DEAR Editor – I enjoyed reading Heather McNeillis’s letter (Country remains a beacon of hope, November 23) in which she castigates Alan Amos for his views on the immigration system.

However, from accusing him of over-emphasising the responsibilities of government, she then progresses into a diatribe of failings, which she attributes to the capitalist policies of the ruling Conservative party.

In doing this she is as guilty as Mr Amos of exaggeration.

She paints a picture of a country in dire straits, where poverty, sickness and corruption feed a violent society.
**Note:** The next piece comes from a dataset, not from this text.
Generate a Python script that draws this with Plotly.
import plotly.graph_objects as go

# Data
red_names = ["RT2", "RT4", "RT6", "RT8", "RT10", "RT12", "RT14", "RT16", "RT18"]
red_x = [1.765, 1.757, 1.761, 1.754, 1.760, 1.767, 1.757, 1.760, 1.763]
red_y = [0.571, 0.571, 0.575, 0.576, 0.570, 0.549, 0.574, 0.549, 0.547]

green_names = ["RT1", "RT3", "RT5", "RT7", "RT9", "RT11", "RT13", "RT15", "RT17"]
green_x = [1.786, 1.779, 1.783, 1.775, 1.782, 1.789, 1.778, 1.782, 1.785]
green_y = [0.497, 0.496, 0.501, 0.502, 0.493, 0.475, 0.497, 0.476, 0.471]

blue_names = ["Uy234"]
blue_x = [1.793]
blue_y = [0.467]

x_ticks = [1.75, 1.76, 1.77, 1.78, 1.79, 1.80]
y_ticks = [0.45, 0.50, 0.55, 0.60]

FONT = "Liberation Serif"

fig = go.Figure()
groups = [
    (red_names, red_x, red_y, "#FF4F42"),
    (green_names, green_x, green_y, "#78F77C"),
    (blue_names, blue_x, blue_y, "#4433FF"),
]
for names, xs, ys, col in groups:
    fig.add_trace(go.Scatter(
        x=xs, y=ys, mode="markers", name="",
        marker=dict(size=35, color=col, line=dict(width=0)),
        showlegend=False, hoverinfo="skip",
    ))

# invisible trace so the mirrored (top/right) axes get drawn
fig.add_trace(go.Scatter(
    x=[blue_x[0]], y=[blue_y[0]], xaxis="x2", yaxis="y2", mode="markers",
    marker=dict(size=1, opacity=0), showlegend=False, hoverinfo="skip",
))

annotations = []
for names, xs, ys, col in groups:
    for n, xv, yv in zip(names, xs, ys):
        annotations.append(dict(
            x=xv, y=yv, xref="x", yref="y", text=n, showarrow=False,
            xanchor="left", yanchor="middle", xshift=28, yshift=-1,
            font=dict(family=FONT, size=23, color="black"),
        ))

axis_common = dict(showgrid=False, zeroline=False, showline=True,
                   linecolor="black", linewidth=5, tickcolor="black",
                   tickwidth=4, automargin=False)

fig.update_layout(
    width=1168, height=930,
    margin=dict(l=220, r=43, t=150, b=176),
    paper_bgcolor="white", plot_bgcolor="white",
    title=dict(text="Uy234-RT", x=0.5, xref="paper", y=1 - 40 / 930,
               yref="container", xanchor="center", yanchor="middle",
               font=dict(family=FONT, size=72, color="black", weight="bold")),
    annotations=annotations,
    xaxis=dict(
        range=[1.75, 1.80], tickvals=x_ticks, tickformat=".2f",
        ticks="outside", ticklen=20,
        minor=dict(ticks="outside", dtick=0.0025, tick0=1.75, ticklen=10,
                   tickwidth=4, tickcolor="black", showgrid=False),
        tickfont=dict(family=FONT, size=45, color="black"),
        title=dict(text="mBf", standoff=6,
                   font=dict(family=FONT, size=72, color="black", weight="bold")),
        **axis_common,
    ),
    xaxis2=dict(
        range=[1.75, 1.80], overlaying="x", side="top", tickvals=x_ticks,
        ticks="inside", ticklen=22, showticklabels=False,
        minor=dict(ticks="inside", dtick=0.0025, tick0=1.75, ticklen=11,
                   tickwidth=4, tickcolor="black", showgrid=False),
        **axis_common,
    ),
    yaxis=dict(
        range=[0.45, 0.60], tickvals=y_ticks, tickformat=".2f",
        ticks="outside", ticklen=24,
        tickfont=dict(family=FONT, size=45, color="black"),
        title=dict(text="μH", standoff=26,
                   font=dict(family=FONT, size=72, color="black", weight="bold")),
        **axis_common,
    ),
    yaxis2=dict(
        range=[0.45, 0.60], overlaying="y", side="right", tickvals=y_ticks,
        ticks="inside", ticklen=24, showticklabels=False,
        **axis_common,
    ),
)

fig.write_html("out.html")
Where pollution threatens every aspect of life.

The country is a failure and by implication the Green Party is the only solution.
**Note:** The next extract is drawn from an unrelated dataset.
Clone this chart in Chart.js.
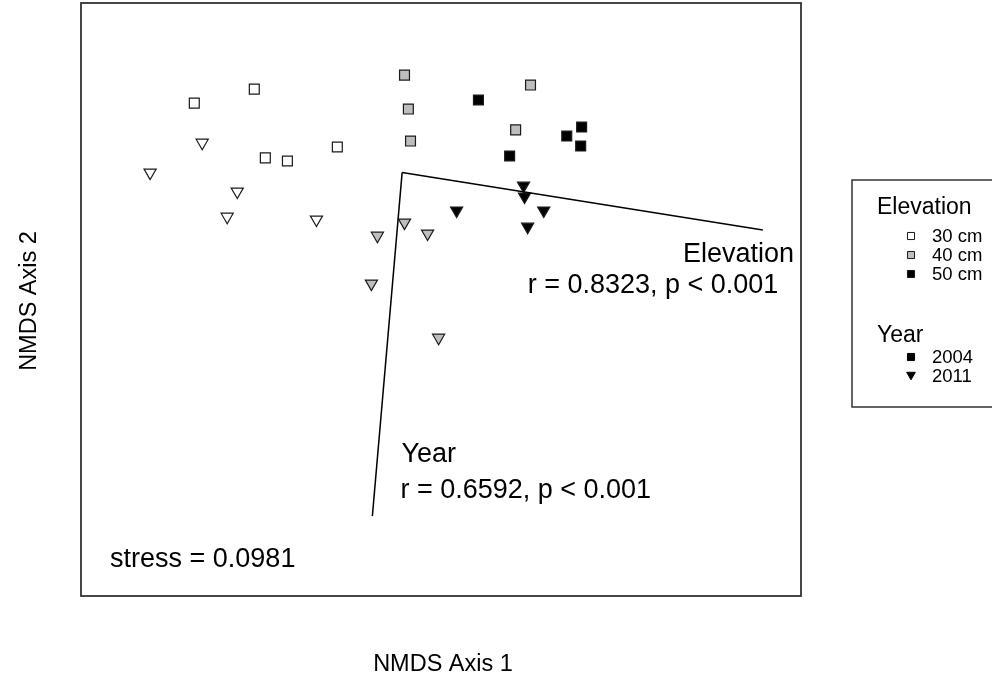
<!DOCTYPE html>
<html>
<head>
<meta charset="utf-8">
<title>NMDS ordination</title>
<script src="https://cdn.jsdelivr.net/npm/chart.js@4/dist/chart.umd.min.js"></script>
<style>
  body { margin: 0; background: #fff; }
  canvas { display: block; }
</style>
</head>
<body>
<canvas id="nmds" width="992" height="679"></canvas>
<script>
// NMDS site scores, one pair of arrays per elevation / year group
const elevations = ['30 cm', '40 cm', '50 cm'];
const years = ['2004', '2011'];

const x30_2004 = [-1.028, -0.778, -0.732, -0.640, -0.432];
const y30_2004 = [0.828, 0.887, 0.597, 0.584, 0.643];
const x30_2011 = [-1.212, -0.995, -0.849, -0.891, -0.519];
const y30_2011 = [0.535, 0.661, 0.455, 0.349, 0.337];

const x40_2004 = [-0.152, -0.136, -0.127, 0.311, 0.373];
const y40_2004 = [0.946, 0.803, 0.668, 0.715, 0.904];
const x40_2011 = [-0.265, -0.152, -0.056, -0.290, -0.010];
const y40_2011 = [0.269, 0.324, 0.278, 0.067, -0.161];

const x50_2004 = [0.156, 0.286, 0.524, 0.586, 0.582];
const y50_2004 = [0.841, 0.605, 0.689, 0.727, 0.647];
const x50_2011 = [0.344, 0.348, 0.065, 0.428, 0.361];
const y50_2011 = [0.480, 0.434, 0.375, 0.375, 0.307];

// fitted environmental vectors (envfit)
const vecOrigin = [-0.162, 0.535];
const elevationEnd = [1.341, 0.293];
const yearEnd = [-0.286, -0.913];

const elevationStat = 'r = 0.8323, p < 0.001';
const yearStat = 'r = 0.6592, p < 0.001';
const stressText = 'stress = 0.0981';

const fills = { '30 cm': '#ffffff', '40 cm': '#bebebe', '50 cm': '#000000' };

function pts(xs, ys) {
  return xs.map((x, i) => ({ x: x, y: ys[i] }));
}

function siteSet(label, xs, ys, elev, year) {
  return {
    label: label,
    data: pts(xs, ys),
    pointStyle: year === '2004' ? 'rect' : 'triangle',
    rotation: year === '2004' ? 0 : 180,
    pointRadius: 7,
    pointBackgroundColor: fills[elev],
    pointBorderColor: '#1a1a1a',
    pointBorderWidth: 1.2,
    showLine: false
  };
}

function vectorSet(label, end) {
  return {
    label: label,
    data: [{ x: vecOrigin[0], y: vecOrigin[1] }, { x: end[0], y: end[1] }],
    showLine: true,
    borderColor: '#000',
    borderWidth: 1.5,
    pointRadius: 0,
    fill: false
  };
}

const FONT = '"Liberation Sans", Arial, sans-serif';

// text placed in data coordinates
const notes = [
  { text: 'Elevation', x: 1.008, y: 0.158 },
  { text: elevationStat, x: 0.361, y: 0.027 },
  { text: 'Year', x: -0.165, y: -0.685 },
  { text: yearStat, x: -0.169, y: -0.837 },
  { text: stressText, x: -1.379, y: -1.128 }
];

const decorPlugin = {
  id: 'decor',
  afterDraw(chart) {
    const ctx = chart.ctx;
    const a = chart.chartArea;
    const sx = chart.scales.x, sy = chart.scales.y;
    ctx.save();

    // plot box
    ctx.strokeStyle = '#333';
    ctx.lineWidth = 1.8;
    ctx.strokeRect(a.left, a.top, a.right - a.left, a.bottom - a.top);

    // annotations
    ctx.fillStyle = '#000';
    ctx.font = '27px ' + FONT;
    ctx.textAlign = 'left';
    ctx.textBaseline = 'alphabetic';
    notes.forEach(n => {
      ctx.fillText(n.text, sx.getPixelForValue(n.x), sy.getPixelForValue(n.y));
    });

    // axis titles
    ctx.font = '23.5px ' + FONT;
    ctx.textAlign = 'center';
    ctx.textBaseline = 'middle';
    ctx.fillText('NMDS Axis 1', 443, 665);
    ctx.save();
    ctx.translate(30, 301);
    ctx.rotate(-Math.PI / 2);
    ctx.fillText('NMDS Axis 2', 0, 0);
    ctx.restore();

    // legend
    ctx.strokeStyle = '#333';
    ctx.lineWidth = 1.5;
    ctx.strokeRect(852, 180, 200, 227);
    ctx.textAlign = 'left';
    ctx.textBaseline = 'alphabetic';
    ctx.font = '23px ' + FONT;
    ctx.fillText('Elevation', 877, 214);
    ctx.fillText('Year', 877, 342);

    const drawPoint = Chart.helpers.drawPoint;
    ctx.font = '18.5px ' + FONT;
    elevations.forEach((e, i) => {
      const y = 236 + i * 19;
      ctx.fillStyle = fills[e];
      ctx.strokeStyle = '#1a1a1a';
      ctx.lineWidth = 1;
      drawPoint(ctx, { pointStyle: 'rect', rotation: 0, radius: 5, borderWidth: 1 }, 911, y);
      ctx.fillStyle = '#000';
      ctx.fillText(e, 932, y + 6);
    });
    years.forEach((yr, i) => {
      const y = 357 + i * 19;
      ctx.fillStyle = '#000';
      ctx.strokeStyle = '#000';
      ctx.lineWidth = 1;
      const style = i === 0 ? 'rect' : 'triangle';
      const yy = i === 0 ? y : y - 1.2;
      drawPoint(ctx, { pointStyle: style, rotation: i === 0 ? 0 : 180, radius: 5, borderWidth: 1 }, 911, yy);
      ctx.fillStyle = '#000';
      ctx.fillText(yr, 932, y + 6);
    });

    ctx.restore();
  }
};

new Chart(document.getElementById('nmds'), {
  type: 'scatter',
  data: {
    datasets: [
      vectorSet('Elevation vector', elevationEnd),
      vectorSet('Year vector', yearEnd),
      siteSet('30 cm 2004', x30_2004, y30_2004, '30 cm', '2004'),
      siteSet('30 cm 2011', x30_2011, y30_2011, '30 cm', '2011'),
      siteSet('40 cm 2004', x40_2004, y40_2004, '40 cm', '2004'),
      siteSet('40 cm 2011', x40_2011, y40_2011, '40 cm', '2011'),
      siteSet('50 cm 2004', x50_2004, y50_2004, '50 cm', '2004'),
      siteSet('50 cm 2011', x50_2011, y50_2011, '50 cm', '2011')
    ]
  },
  options: {
    responsive: false,
    animation: false,
    layout: { autoPadding: false, padding: { left: 81, right: 191, top: 3, bottom: 83 } },
    scales: {
      x: { type: 'linear', display: false, min: -1.5, max: 1.5 },
      y: { type: 'linear', display: false, min: -1.25, max: 1.25 }
    },
    plugins: {
      legend: { display: false },
      tooltip: { enabled: false }
    }
  },
  plugins: [decorPlugin]
});
</script>
</body>
</html>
How dare Mr Amos express his views or point a finger!

Immigration is a complex issue, which is exacerbated by the very limited size of the UK.

A look at the statistics gives an indication of the magnitude of the problem; fifty years ago there were an estimated 3 million immigrants in this country, representing a little over six per cent of the population, today there are some 10 million immigrants comprising more than 14 per cent of the population.

Such increases are simply unsustainable and therefore it is essential that some effective system of control is exercised.

There is a trend of opinion rife in this country, sadly led by the liberal left and encouraged by the media, which would have us believe that our nation is about to implode.

According to them we are the pariahs of Europe and mocked by the world.

Yet, every day, thousands of illegal immigrants (many of them risking their lives crossing the Channel) pour into this awful place.

Is it simply because the social welfare benefits are so generous? Surely not.

Heather McNeillis is right to conclude that the UK remains a beacon of hope, but neglects to say that its historic success in a troubled world stems from free enterprise, stable government and pragmatism.

Democracy holds sway and anarchistic demonstrators of any persuasion (of which recently we have seen far too many) must not be permitted to overrule the rights of the majority, which overwhelmingly demands a halt to illegal immigration.